Suatu hari, Lalu dan Kalu pergi keluar jalan-jalan dengan pengajar mereka. Ketika mereka sedang berjalan, mereka melewati seekor sapi dan sang pengajar bertanya pada Lalu, “Dapatkah kalian mengatakan berapa banyak kaki yang dimiliki sapi ini ?”
Si Lalu mulai menghitung kaki sapi itu – satu, dua, tiga…Tiba-tiba, Kalu menghentikan saudaranya dengan menutup mulut saudaranya dengan tangannya, ia berkata, “Oh saudaraku! jangan menghitung – ia mencoba dengan lihai mengajarkanmu ilmu berhitung.” Oleh sebab itu Lalu berhenti menghitung karena ia menyadari metode pengajaran yang ahli dari pengajar itu.
Di hari lainnya, Lalu dan Kalu sedang beristirahat di dalam sebuah ruangan, bersama dengan pengajar mereka. Kedua anak itu mulai mendengkur mereka berpura-pura terlihat seperti tertidur lelap, sehingga pengajarnnya akan mengira mereka benar-benar dalam tidur yang lelap.
Pengajarnya, kedua matanya tidak tidur, memutuskan bahwa ia juga akan istirahat. Setelah beberapa saat, Lalu dan Kalu mulai berusaha memastikan jika pengejarnya tertidur dan mereka menjadi yakin, mereka bangun, dan pergi keluar untuk merokok untuk mengisi jantungnya. Setelah selesai menghabiskan rokoknya, mereka kembali ke kamar dan berpura-pura tertidur lagi.
Setelah beberapa waktu, ketika sang pengajar bangun, ia mencium bau yang kuat dari asap rokok di dalam kamar. Dengan segera ia membangunkan anak-anak itu dari “tidur“ mereka dan mulai bertanya tentang bau itu. Kecurigaannya semakin kuat ketika ia mencium tangan kedua anak itu.
Lalu dan Kalu melanjutkan untuk membela diri mereka, “O tuan, kami sedang tertidur dihadapan anda, kami baru saja bangun sekarang. Bagaimana mungkin kami merokok, tuan? Tetapi mungkin beberapa orang kurang ajar, mereka  merokok dengan bantuan kedua tangan kami. tanpa sepengetahuan kami ketika kami sedang tertidur lelap.”

PENJELASAN
Mereka yang berusaha untuk tidak menerima saran atau perintah untuk perkembangan diri mereka, tergambarkan dalam bentuk karakter yang diperlihatkan kedua anak licik ini, Lalu dan Kalu. Cukup sering, kebanyakan dari kita tidak suka memperhatikan pesan-pesan dan aturan di dalam kegiatan kita sehari-hari, hanya karena keprihatinan kita bahwa mungkin mereka akan membawa kita ke wilayah damai dan sejahtera.

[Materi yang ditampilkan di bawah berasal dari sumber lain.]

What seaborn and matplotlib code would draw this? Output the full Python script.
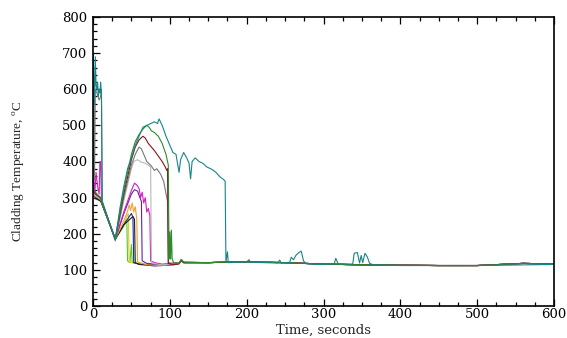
import matplotlib
matplotlib.use("Agg")
import matplotlib.pyplot as plt
from matplotlib.ticker import MultipleLocator
import seaborn as sns
import pandas as pd

# ---------------- data ----------------
tail_t = [150, 180, 200, 250, 300, 350, 400, 450, 500, 530, 560, 600]
tail_T = [120, 122, 122, 120, 116, 114, 113, 112, 112, 115, 118, 116]

lime_t = [0, 5, 10, 12, 20, 29, 40, 44, 45, 48, 50, 51, 60, 80, 100, 112, 115, 118]
lime_T = [300, 295, 292, 280, 235, 185, 220, 238, 125, 120, 170, 120, 116, 113, 114, 118, 125, 120]

yellow_t = [0, 5, 10, 12, 20, 29, 40, 44, 46, 47, 60, 80, 100, 112, 115, 118]
yellow_T = [305, 300, 295, 282, 236, 185, 225, 248, 255, 122, 117, 114, 115, 118, 126, 120]

blue_t = [0, 5, 10, 12, 20, 29, 40, 48, 50, 52, 53, 60, 80, 100, 112, 115, 118]
blue_T = [305, 298, 292, 281, 236, 185, 225, 250, 256, 245, 120, 116, 113, 115, 118, 126, 120]

black_t = [0, 5, 10, 12, 20, 29, 40, 48, 52, 54, 55, 60, 80, 100, 112, 115, 118]
black_T = [300, 296, 290, 280, 235, 185, 225, 240, 248, 240, 120, 115, 111, 113, 117, 125, 120]

orange_t = [0, 5, 10, 12, 20, 29, 40, 45, 47, 49, 51, 53, 55, 57, 58, 70, 90, 100, 112, 115, 118]
orange_T = [310, 302, 295, 283, 237, 185, 235, 262, 280, 265, 285, 260, 275, 240, 122, 114, 112, 114, 118, 127, 120]

purple_t = [0, 5, 10, 12, 20, 29, 40, 50, 54, 58, 61, 63, 64, 70, 90, 100, 112, 115, 118]
purple_T = [315, 305, 298, 284, 238, 185, 255, 310, 322, 318, 300, 290, 125, 118, 114, 116, 119, 128, 121]

magenta_t = [0, 1, 2, 4, 6, 8, 9, 10, 11, 12, 20, 29, 40, 50, 54, 57, 60, 62, 64, 66,
             68, 70, 72, 74, 75, 80, 90, 100, 112, 115, 118]
magenta_T = [330, 380, 300, 370, 330, 310, 400, 400, 290, 285, 238, 185, 260, 320, 340, 335,
             325, 300, 315, 285, 300, 260, 270, 250, 125, 120, 116, 118, 120, 129, 121]

lgray_t = [0, 5, 10, 12, 20, 29, 40, 50, 53, 58, 63, 68, 72, 75, 76, 80, 90, 100, 112, 115, 118]
lgray_T = [310, 303, 296, 284, 237, 185, 290, 380, 400, 405, 398, 395, 390, 385, 120, 117, 114, 116, 119, 127, 121]

dgray_t = [0, 1, 2, 3, 5, 8, 10, 11, 12, 20, 29, 40, 50, 55, 60, 63, 66, 70, 75, 80,
           83, 88, 92, 96, 97, 98, 105, 112, 115, 118]
dgray_T = [300, 600, 350, 600, 590, 570, 580, 600, 290, 236, 180, 300, 390, 420, 440, 435,
           420, 400, 390, 375, 380, 365, 345, 300, 290, 120, 117, 119, 128, 121]

dred_t = [0, 5, 10, 12, 20, 29, 40, 50, 55, 60, 65, 68, 72, 76, 80, 85, 90, 94, 96, 97,
          98, 105, 112, 115, 118]
dred_T = [320, 308, 298, 285, 238, 185, 310, 405, 440, 460, 470, 465, 450, 440, 430, 415,
          400, 385, 375, 380, 118, 114, 117, 126, 120]

green_t = [0, 5, 10, 12, 20, 29, 40, 50, 55, 60, 65, 70, 73, 76, 80, 85, 90, 95, 97, 98,
           99, 100, 101, 102, 103, 105, 112, 115, 118]
green_T = [325, 310, 300, 286, 238, 185, 320, 420, 455, 475, 490, 500, 495, 485, 480, 470,
           450, 420, 400, 390, 130, 205, 130, 210, 130, 120, 118, 128, 121]

teal_t = [0, 0.5, 1, 2, 3, 4, 5, 6, 7, 8, 9, 10, 11, 12, 20, 29, 35, 40, 45, 50, 55, 60,
          65, 70, 75, 80, 84, 86, 90, 95, 100, 104, 108, 112, 114, 118, 122, 125, 127, 129,
          133, 138, 143, 148, 155, 160, 165, 170, 172, 173, 175, 176, 200, 203, 205, 240,
          243, 245, 256, 258, 261, 264, 268, 271, 274, 277, 300, 314, 316, 319, 338, 340,
          344, 347, 349, 351, 354, 357, 360, 365, 400, 500, 600]
teal_T = [320, 700, 640, 560, 690, 610, 600, 620, 580, 600, 590, 620, 580, 290, 240, 185,
          270, 330, 380, 410, 445, 470, 495, 500, 505, 510, 505, 518, 500, 470, 445, 425,
          420, 370, 405, 425, 410, 395, 352, 400, 410, 400, 395, 385, 378, 370, 358, 350,
          345, 122, 150, 120, 122, 128, 121, 119, 127, 119, 121, 135, 128, 140, 148, 152,
          125, 117, 115, 117, 132, 117, 116, 146, 148, 119, 140, 120, 146, 136, 118, 114,
          112, 112, 115]

series = {
    "lime": (lime_t, lime_T, True),
    "yellow": (yellow_t, yellow_T, True),
    "blue": (blue_t, blue_T, True),
    "black": (black_t, black_T, True),
    "orange": (orange_t, orange_T, True),
    "purple": (purple_t, purple_T, True),
    "magenta": (magenta_t, magenta_T, True),
    "lgray": (lgray_t, lgray_T, True),
    "dgray": (dgray_t, dgray_T, True),
    "dred": (dred_t, dred_T, True),
    "green": (green_t, green_T, True),
    "teal": (teal_t, teal_T, False),
}
colors = {
    "lime": "#5cc81e", "yellow": "#d6d21a", "blue": "#1a2f9c", "black": "#202020",
    "orange": "#f0a030", "purple": "#6a1fa0", "magenta": "#d21ec0", "lgray": "#b8b8b8",
    "dgray": "#787878", "dred": "#8a1414", "green": "#2a8c2a", "teal": "#178585",
}

rows = []
for name, (ts, Ts, add_tail) in series.items():
    tt = list(ts) + (tail_t if add_tail else [])
    TT = list(Ts) + (tail_T if add_tail else [])
    for i, (a, b) in enumerate(zip(tt, TT)):
        rows.append({"series": name, "order": i, "t": a, "T": b})
df = pd.DataFrame(rows)

# ---------------- plot ----------------
sns.set_style("ticks")
plt.rcParams["mathtext.fontset"] = "custom"
plt.rcParams["mathtext.rm"] = "Liberation Serif"

fig = plt.figure(figsize=(5.67, 3.38), dpi=100)
ax = fig.add_axes([93 / 567, 1 - 306 / 338, (554 - 93) / 567, (306 - 17) / 338])

sns.lineplot(data=df, x="t", y="T", hue="series", hue_order=list(series.keys()),
             palette=colors, sort=False, estimator=None, legend=False,
             linewidth=0.8, ax=ax)

ax.set_xlim(0, 600)
ax.set_ylim(0, 800)
ax.xaxis.set_major_locator(MultipleLocator(100))
ax.xaxis.set_minor_locator(MultipleLocator(25))
ax.yaxis.set_major_locator(MultipleLocator(100))
ax.yaxis.set_minor_locator(MultipleLocator(20))
ax.tick_params(which="both", direction="in", top=True, right=False, width=0.9,
               colors="black", labelsize=9.5)
ax.tick_params(which="major", length=5)
ax.tick_params(which="minor", length=3)
ax.tick_params(axis="x", pad=1.5)
ax.tick_params(axis="y", pad=4)
for lab in ax.get_xticklabels() + ax.get_yticklabels():
    lab.set_fontfamily("DejaVu Serif")
for sp in ax.spines.values():
    sp.set_visible(True)
    sp.set_linewidth(1.2)
    sp.set_color("black")

ax.set_xlabel("Time, seconds", fontfamily="DejaVu Serif", fontsize=9.5)
ax.set_ylabel(r"Cladding Temperature, $^{\mathrm{o}}$C", fontfamily="Liberation Serif",
              fontsize=9.5)
ax.xaxis.set_label_coords(0.5, -0.06)
ax.yaxis.set_label_coords(-0.143, 0.467)

fig.savefig("out.png", dpi=100)
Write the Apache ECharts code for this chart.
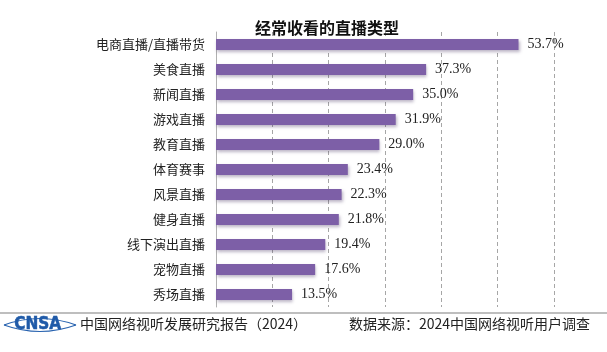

Seperti halnya Lalu dan Kalu, sebagian besar mesyarakat pada umumnya tidak pernah menerima jalan kesejahteraan dan kebahagiaan yang sebenarnya – mereka akan lebih memilih sebuah keinginan untuk menjaga pergaulan orang-orang suci dan pada saat yang bersamaan meneruskan kegiatan mereka dalam kepuasan indriya-indriya seperti mengejar kekayaan, wanita, dan minuman keras.
Ini disebabkan karena kita tidak mampu untuk melepaskan kemunafikan kita dan sifat individual dan kebebasan kita yang bodoh, sehingga orang-orang suci gagal membawa kita pada kearifan yang sebenarnya. Kapanpun guru spiritual kita melihat kecenderungan kita pada kegiatan yang tidak berguna seperti itu, kita mencoba untuk membela diri kita dengan sebuah alasan yang salah bahwa kita tidak benar-benar tertarik di dalam kegiatan seperti itu dan karena itulah beberapa agama atau kepercayaan yang tidak mengikuti ajaran kitab suci atau pemimpin masyarakat telah memaksa kita menjadi terpikat merosot ke dalam mereka.
Secara alami, semua orang jahat bertindak seperti ini dan mereka menempatkan semua kesalahan pada pihak lainnya untuk menyembunyikan kesalahan mereka. Mereka berusaha mengarahkan rasa haus akan kenikmatan indriya-indriya mereka pada orang-orang yang tulus.


Sumber : Upakhyane Upadesa, Instruksi di dalam cerita, oleh Srila Bhaktisiddhanta Saraswati Thakura.